Advocacy Alliance starts conversations with Clothesline Project

Since 2014, TU’s Advocacy Alliance has been hosting the Clothesline Project during Homecoming week. The Clothesline Project, a project started in 1990 in Cape Cod, MA, displays shirts decorated to bear witness to sexual violence. Participants decorate a shirt to tell their story or the story of someone close to them, or to comment on the issue of interpersonal violence.

The project was displayed on Dietler Commons from 9 a.m. to 3 p.m. for a few days during homecoming week. The choice of week is deliberate, according to Alyson Garrison, head of Advocacy Alliance, because the number of visitors skyrockets during homecoming. With the project, TU can show that “these are our students and this is what we’re doing to protect them…it’s a way to show this is where our students are in their minds.” Such a visual display lets visiting parents know that while TU is not immune to sexual violence, they are trying to protect their children.

Garrison said parents have generally been supportive and thankful of the project, because it shows the university addressing sexual violence and not hiding such an uncomfortable issue. Students also expressed appreciation; but this year, some have been concerned that the tactic is not necessarily the right approach. Garrison plans to bring the comments to the next Advocacy Alliance meeting to see if they could affect or create future programming, but also acknowledges this project is done in schools across the country.

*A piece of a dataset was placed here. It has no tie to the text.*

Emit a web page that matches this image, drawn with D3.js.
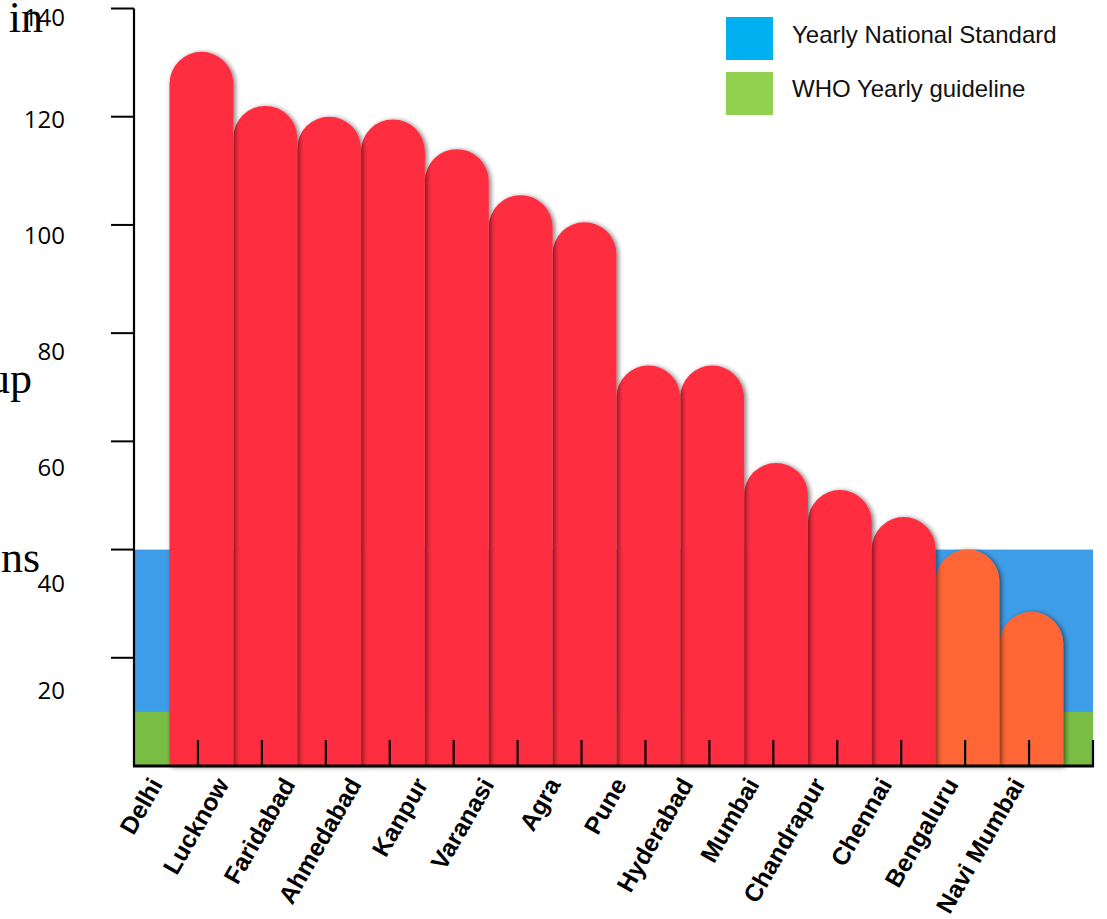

The Clothesline Project is “just a piece of a much larger conversation and program [the university has] going on with the Advocacy Alliance and Student Alliance for Violence Education (SAVE).” Being so public but not necessarily confrontational, the project, Garrison believed, will “stop the silence of sexual violence by bringing it to the forefront, so we have to give voice to the survivors and hopefully drown out the perpetrators.”

“If [this discussion] goes underground, that’s the scariest part,” she said.

The upcoming presidential election has affected the Clothesline Project. The video featuring Donald Trump and Billy Bush, in which Trump discusses groping and kissing women without their consent, was published the same week shirt decorating occurred. Consequently, there were many shirts with the p-word (derogatory term for a woman’s vulva) and “locker room talk” as topics.

The released video, Garrison said, demonstrates rape culture, which is the umbrella topic of the Alliance. “[The Clothesline Project] is the horrific end of [rape culture],” she said, but “rape culture is an everyday thing we can stop.”

This year, the number of shirts has seen a jump. In 2014, 47 shirts were decorated. In 2015, 7 were added, and this year, the collected shirts total 111. The large increase is mostly due to the shirt-decorating being held in each residence hall by an RA. Previously, Garrison said, the shirt-decorating was often SAVE students or the students of those involved with the Alliance. “If we’re there, with them in the halls, it was more visible,” she said, which aligned with their goal of creating a discussion around the issue.

While the number of shirts has been increasing over the past three years, Garrison said the goal is to actually have less shirts, “because then it’s become a part of everyday conversation and we don’t have to make it such a spectacle.” Until then, Garrison said the Alliance will be ready with more shirts and supplies.